— RECORDS FOR THIS TASK —
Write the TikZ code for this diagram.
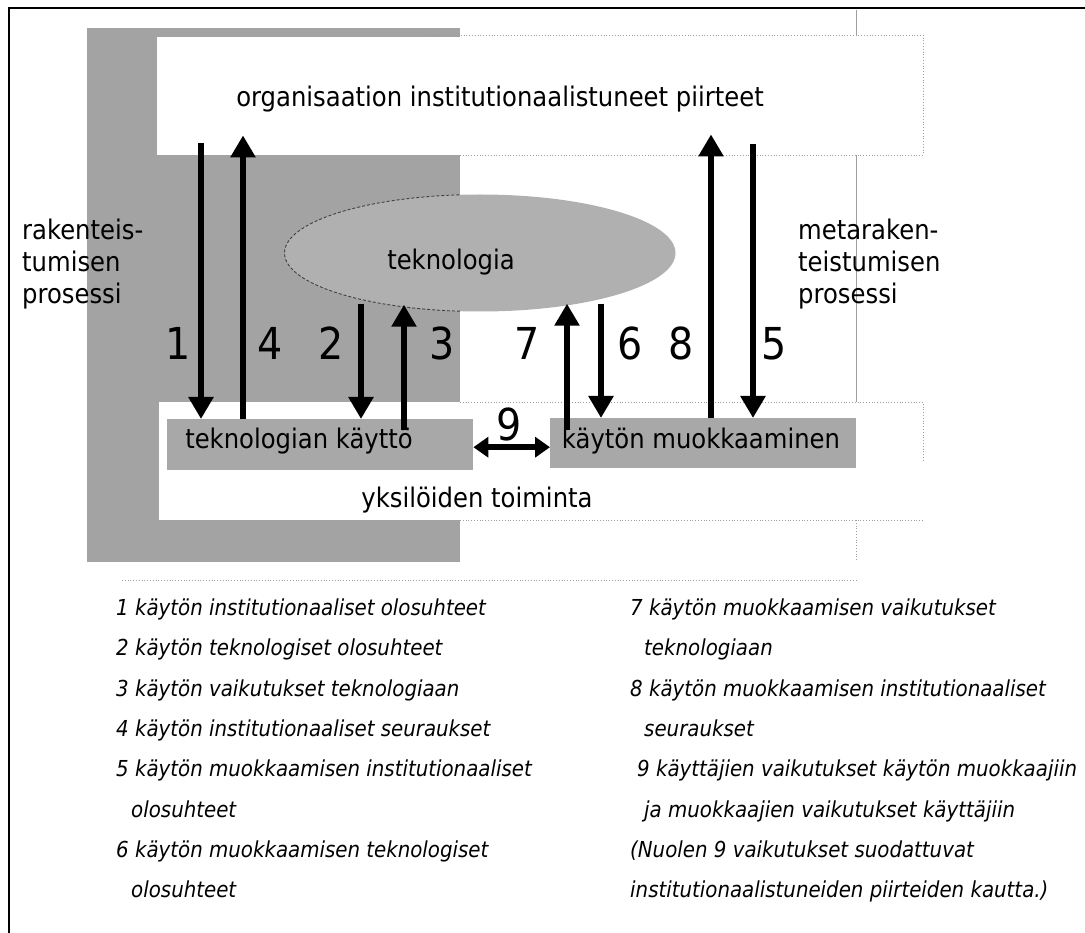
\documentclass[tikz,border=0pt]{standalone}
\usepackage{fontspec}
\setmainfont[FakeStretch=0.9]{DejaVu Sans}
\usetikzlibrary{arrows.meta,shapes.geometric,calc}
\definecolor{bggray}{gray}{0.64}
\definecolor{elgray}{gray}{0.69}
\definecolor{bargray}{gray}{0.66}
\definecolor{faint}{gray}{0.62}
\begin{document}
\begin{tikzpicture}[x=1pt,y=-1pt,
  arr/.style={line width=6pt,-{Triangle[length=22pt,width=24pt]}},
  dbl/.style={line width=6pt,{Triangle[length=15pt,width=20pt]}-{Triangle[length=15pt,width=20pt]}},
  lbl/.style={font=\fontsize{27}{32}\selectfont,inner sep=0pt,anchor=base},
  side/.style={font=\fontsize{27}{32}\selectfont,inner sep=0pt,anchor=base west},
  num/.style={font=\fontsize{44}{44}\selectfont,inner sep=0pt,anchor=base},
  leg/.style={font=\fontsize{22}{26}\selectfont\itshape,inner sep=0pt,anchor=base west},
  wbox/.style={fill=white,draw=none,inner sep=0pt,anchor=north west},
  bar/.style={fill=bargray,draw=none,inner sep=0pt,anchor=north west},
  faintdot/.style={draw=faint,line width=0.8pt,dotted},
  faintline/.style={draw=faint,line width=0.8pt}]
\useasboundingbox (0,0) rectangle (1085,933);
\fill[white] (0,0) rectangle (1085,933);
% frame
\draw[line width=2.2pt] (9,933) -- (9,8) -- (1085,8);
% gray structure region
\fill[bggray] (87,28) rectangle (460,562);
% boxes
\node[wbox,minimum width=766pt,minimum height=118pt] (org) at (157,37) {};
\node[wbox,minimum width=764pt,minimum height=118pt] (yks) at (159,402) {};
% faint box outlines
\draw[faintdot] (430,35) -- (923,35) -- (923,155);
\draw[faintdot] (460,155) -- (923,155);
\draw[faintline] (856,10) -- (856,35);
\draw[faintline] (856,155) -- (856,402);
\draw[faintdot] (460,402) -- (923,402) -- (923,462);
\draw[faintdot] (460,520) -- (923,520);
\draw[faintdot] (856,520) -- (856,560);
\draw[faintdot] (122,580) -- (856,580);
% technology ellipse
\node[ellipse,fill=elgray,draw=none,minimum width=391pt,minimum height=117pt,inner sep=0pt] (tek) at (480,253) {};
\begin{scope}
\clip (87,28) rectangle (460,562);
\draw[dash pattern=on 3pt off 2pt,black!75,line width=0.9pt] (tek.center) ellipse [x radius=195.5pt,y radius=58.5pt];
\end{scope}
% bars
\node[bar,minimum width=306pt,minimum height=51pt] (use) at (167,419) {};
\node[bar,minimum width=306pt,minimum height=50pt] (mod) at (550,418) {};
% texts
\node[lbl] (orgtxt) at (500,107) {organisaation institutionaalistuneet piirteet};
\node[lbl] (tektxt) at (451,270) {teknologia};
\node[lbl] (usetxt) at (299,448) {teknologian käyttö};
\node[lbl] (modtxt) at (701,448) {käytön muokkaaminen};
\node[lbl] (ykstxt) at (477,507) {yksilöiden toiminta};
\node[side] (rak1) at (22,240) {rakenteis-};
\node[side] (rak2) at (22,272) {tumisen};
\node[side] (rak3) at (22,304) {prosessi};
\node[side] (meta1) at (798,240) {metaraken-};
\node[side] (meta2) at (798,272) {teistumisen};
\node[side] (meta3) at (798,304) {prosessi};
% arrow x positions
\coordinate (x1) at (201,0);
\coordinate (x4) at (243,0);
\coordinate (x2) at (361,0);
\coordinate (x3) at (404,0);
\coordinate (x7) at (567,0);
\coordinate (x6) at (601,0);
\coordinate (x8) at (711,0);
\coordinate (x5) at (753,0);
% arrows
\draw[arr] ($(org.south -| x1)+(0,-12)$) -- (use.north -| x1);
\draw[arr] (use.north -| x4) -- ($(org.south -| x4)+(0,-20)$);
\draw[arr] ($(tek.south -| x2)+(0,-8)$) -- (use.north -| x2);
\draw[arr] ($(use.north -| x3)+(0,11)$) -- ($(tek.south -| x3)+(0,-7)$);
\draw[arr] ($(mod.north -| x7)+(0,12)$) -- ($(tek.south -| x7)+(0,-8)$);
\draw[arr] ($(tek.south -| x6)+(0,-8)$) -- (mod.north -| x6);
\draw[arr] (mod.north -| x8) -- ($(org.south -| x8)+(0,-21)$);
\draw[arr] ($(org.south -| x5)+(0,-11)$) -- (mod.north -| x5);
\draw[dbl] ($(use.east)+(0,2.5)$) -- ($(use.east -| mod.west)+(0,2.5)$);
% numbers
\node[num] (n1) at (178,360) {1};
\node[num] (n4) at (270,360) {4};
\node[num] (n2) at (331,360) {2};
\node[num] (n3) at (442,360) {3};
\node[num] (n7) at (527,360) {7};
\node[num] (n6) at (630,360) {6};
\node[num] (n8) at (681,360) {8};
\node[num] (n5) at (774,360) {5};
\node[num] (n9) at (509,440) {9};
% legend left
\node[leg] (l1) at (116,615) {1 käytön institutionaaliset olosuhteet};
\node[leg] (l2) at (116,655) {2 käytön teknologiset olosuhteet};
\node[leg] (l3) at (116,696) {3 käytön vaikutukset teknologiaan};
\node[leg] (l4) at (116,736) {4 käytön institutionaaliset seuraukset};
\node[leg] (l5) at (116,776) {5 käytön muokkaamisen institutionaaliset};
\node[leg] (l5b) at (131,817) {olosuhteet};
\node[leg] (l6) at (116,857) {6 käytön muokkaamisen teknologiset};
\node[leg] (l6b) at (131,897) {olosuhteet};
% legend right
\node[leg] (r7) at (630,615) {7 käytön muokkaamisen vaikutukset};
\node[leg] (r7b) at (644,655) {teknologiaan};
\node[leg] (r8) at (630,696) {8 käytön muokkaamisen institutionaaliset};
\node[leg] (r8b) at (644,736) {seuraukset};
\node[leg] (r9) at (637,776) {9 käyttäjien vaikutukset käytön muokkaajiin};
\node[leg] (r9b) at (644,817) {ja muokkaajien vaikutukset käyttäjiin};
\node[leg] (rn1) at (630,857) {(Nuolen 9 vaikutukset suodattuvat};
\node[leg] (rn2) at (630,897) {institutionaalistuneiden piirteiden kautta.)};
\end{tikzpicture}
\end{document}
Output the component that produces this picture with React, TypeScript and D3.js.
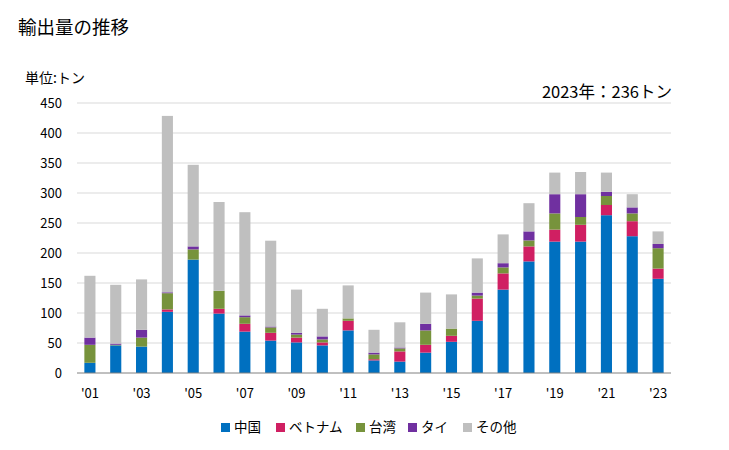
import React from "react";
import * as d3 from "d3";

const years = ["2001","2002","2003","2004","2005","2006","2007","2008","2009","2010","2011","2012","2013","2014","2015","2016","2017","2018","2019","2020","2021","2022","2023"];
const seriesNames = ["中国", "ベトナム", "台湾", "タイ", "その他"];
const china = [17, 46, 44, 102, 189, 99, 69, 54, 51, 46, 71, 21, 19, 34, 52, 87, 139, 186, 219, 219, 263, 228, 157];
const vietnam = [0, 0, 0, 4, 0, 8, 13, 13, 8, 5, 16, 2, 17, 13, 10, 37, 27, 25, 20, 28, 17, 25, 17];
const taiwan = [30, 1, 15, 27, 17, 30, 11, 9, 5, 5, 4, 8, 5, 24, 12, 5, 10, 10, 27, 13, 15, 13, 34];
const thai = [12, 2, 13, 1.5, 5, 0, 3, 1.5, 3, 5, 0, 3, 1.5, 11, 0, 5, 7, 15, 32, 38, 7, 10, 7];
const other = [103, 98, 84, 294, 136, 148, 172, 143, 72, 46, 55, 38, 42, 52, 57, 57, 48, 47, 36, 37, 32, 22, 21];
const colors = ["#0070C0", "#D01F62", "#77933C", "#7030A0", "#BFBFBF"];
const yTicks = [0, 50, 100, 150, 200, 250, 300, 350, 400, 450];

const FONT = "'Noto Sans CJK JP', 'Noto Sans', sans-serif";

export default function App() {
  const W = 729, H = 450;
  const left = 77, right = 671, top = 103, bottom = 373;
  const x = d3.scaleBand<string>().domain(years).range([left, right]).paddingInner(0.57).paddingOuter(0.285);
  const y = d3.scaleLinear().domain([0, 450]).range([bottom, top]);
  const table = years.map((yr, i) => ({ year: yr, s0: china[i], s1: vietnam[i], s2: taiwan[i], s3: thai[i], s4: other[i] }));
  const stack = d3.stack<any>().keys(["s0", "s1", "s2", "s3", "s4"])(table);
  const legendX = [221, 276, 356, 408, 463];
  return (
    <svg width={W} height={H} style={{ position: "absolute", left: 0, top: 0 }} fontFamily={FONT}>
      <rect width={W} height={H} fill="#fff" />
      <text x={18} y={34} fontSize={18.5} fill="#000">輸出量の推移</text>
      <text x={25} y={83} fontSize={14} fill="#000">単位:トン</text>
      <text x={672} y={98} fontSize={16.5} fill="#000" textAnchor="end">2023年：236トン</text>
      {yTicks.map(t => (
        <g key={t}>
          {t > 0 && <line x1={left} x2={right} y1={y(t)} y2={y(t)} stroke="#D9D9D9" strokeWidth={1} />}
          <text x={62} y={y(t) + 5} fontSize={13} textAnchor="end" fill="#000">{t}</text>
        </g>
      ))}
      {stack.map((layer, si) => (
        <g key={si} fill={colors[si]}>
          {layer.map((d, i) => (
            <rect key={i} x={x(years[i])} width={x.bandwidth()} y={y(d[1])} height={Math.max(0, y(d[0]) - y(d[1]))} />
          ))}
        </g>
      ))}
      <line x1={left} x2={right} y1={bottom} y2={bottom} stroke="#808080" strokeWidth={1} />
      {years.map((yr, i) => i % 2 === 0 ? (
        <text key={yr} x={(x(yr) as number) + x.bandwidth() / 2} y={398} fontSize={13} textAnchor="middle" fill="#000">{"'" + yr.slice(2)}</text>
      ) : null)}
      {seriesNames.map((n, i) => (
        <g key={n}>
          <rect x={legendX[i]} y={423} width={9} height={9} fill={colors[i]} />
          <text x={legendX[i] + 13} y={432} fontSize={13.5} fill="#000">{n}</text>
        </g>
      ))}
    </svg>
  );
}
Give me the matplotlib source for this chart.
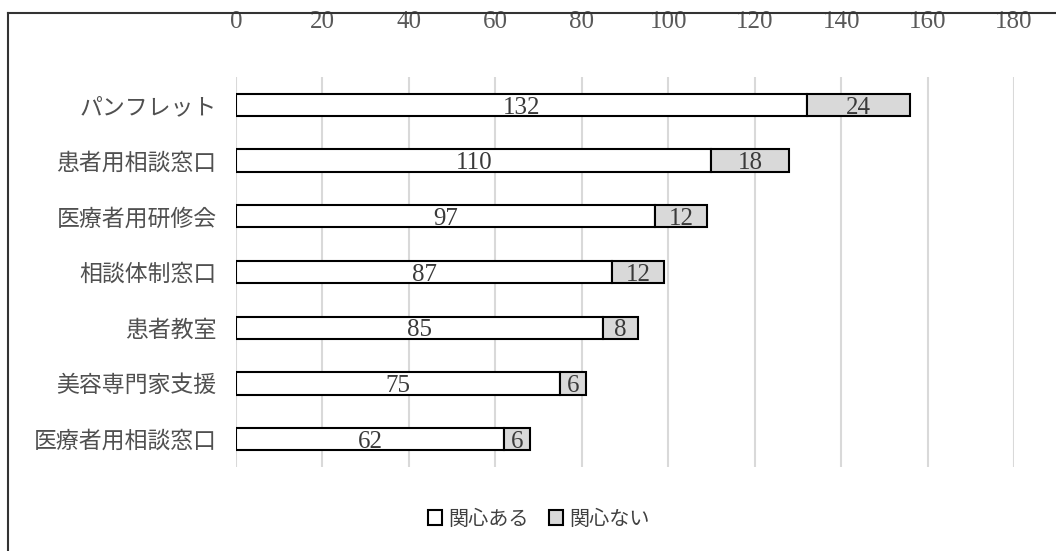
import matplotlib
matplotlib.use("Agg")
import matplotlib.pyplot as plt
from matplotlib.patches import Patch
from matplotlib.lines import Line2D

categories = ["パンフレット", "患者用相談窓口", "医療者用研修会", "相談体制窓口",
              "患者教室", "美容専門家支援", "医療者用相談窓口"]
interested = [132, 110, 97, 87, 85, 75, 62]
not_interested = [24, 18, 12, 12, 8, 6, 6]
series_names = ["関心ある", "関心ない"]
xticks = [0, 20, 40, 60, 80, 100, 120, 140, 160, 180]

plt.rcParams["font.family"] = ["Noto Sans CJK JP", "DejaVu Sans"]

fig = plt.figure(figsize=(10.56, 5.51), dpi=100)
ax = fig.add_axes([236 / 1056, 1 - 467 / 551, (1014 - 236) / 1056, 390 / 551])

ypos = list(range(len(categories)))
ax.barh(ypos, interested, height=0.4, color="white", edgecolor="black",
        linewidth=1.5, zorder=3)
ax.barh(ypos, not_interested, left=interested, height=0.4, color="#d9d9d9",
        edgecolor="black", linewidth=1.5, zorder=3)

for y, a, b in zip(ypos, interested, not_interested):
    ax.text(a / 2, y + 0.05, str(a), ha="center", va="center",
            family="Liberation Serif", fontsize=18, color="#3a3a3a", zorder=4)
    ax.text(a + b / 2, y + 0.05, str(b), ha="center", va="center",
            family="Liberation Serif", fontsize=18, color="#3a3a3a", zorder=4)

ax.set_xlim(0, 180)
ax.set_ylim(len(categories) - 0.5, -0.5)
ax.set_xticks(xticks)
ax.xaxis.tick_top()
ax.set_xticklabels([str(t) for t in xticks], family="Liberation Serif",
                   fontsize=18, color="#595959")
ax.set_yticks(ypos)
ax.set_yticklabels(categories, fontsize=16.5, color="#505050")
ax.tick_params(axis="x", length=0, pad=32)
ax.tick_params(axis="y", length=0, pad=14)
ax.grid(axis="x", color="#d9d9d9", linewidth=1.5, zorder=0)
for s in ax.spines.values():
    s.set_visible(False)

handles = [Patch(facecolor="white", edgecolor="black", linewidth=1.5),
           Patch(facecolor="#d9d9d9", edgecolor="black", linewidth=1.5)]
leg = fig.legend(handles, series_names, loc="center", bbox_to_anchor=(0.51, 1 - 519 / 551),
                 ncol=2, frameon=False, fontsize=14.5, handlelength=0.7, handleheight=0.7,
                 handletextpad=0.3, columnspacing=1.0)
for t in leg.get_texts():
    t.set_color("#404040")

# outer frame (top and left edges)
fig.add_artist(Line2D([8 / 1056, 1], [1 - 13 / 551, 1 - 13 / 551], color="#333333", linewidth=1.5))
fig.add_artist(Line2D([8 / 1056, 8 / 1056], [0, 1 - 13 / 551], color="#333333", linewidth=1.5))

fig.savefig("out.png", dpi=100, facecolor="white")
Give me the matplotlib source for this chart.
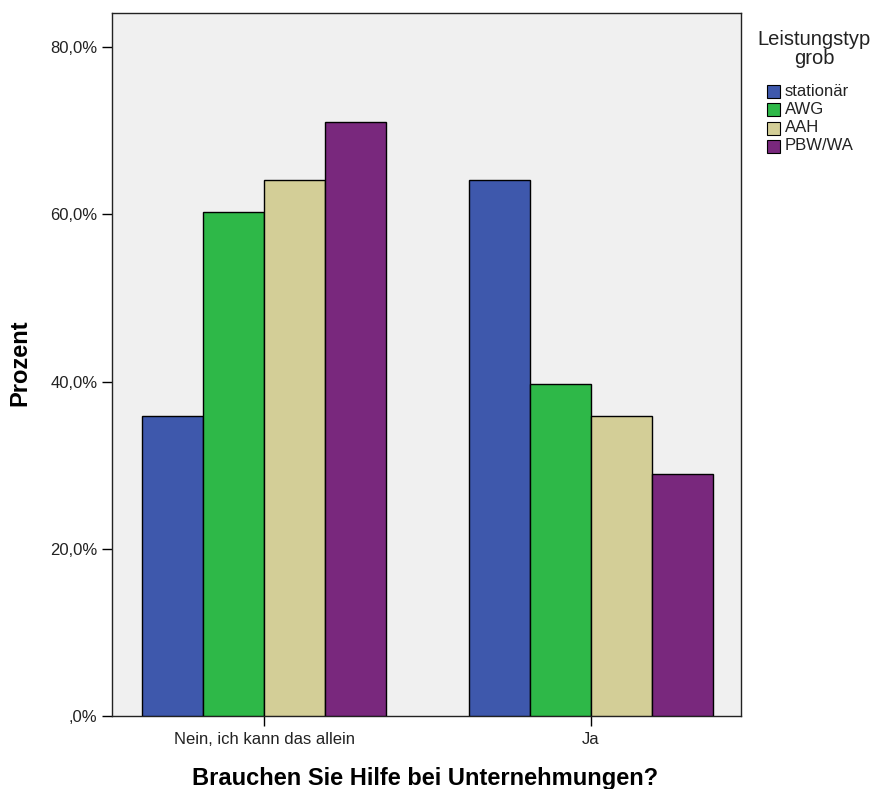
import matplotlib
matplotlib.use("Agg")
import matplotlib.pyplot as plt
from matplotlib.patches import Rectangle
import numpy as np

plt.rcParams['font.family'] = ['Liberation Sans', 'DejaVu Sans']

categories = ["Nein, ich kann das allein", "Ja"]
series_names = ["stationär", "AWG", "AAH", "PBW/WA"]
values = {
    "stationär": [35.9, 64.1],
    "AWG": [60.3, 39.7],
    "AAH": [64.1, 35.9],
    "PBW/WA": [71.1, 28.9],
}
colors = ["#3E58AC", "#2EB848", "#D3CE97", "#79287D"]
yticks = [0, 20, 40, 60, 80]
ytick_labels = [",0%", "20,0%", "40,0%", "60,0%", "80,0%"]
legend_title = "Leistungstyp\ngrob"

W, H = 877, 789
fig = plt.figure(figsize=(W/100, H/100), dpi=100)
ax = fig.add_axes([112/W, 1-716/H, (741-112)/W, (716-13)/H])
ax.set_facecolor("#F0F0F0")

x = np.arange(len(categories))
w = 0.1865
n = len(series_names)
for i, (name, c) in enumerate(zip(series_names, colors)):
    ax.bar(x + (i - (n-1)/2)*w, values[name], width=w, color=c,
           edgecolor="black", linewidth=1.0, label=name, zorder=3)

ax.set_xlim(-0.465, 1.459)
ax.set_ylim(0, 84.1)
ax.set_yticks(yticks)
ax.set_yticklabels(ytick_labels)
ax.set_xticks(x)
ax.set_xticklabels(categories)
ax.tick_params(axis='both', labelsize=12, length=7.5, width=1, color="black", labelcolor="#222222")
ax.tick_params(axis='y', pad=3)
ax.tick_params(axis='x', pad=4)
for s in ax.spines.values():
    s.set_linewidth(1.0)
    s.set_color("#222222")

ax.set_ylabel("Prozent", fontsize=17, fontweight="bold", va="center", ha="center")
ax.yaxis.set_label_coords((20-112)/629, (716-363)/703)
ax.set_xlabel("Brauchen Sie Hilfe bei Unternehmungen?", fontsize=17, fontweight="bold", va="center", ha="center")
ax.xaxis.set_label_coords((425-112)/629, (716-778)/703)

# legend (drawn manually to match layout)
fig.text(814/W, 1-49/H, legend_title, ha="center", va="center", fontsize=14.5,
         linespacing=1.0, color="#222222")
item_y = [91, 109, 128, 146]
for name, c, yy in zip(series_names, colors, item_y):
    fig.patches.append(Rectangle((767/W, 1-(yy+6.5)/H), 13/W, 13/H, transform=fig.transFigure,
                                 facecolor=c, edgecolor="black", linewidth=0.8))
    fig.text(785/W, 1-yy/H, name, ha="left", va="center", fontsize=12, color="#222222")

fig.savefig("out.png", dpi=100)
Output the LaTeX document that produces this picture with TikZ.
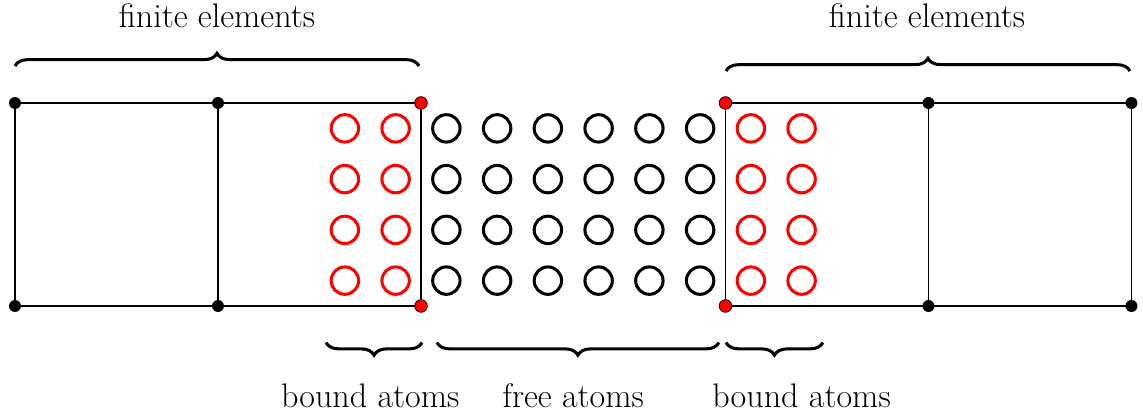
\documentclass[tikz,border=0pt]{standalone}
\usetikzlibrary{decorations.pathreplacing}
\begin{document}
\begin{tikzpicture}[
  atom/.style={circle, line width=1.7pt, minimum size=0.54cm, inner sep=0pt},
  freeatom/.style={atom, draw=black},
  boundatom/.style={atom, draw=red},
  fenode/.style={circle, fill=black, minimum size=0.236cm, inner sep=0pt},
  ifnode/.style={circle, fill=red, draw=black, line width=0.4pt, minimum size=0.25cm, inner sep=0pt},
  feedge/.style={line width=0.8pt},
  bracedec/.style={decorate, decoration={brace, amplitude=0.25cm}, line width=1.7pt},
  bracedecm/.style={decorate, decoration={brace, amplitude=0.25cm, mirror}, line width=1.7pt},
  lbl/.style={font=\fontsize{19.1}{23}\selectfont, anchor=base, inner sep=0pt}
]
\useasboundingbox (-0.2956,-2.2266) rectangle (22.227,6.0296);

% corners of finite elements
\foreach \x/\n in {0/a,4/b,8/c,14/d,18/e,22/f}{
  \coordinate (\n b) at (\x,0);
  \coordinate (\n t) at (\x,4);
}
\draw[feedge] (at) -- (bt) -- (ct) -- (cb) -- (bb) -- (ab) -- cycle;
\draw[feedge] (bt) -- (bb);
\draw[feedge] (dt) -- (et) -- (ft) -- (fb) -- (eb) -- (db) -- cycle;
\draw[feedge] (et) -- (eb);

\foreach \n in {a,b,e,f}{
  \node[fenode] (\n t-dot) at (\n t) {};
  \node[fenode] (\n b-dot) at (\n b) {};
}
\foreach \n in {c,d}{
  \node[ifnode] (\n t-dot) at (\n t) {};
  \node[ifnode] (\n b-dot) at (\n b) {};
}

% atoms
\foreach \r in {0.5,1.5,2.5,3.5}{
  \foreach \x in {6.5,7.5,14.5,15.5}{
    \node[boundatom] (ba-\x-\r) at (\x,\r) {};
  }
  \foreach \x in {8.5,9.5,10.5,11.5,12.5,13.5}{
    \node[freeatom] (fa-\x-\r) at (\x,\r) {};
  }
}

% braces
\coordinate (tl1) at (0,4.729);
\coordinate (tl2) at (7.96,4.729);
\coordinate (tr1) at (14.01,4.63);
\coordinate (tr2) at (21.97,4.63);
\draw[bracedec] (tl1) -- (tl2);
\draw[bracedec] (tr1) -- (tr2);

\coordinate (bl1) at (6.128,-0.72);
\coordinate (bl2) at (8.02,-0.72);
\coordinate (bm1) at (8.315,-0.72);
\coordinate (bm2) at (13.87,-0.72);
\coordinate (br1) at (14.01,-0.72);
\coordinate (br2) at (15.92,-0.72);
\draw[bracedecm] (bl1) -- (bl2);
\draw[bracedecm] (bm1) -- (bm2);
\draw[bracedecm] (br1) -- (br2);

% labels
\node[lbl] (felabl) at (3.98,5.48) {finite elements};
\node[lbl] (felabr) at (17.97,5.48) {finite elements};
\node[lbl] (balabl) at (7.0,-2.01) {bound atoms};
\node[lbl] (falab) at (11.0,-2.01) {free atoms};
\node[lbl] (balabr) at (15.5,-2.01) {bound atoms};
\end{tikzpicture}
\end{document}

— WRITTEN TASK —
All lines above from the one containing "Output the component" through the one containing "import * as" are to be quoted exactly, and only those; pictures are left out.

— ANSWER TO THIS PROBLEM —
Output the component that produces this picture with React, TypeScript and D3.js.
import React from "react";
import * as d3 from "d3";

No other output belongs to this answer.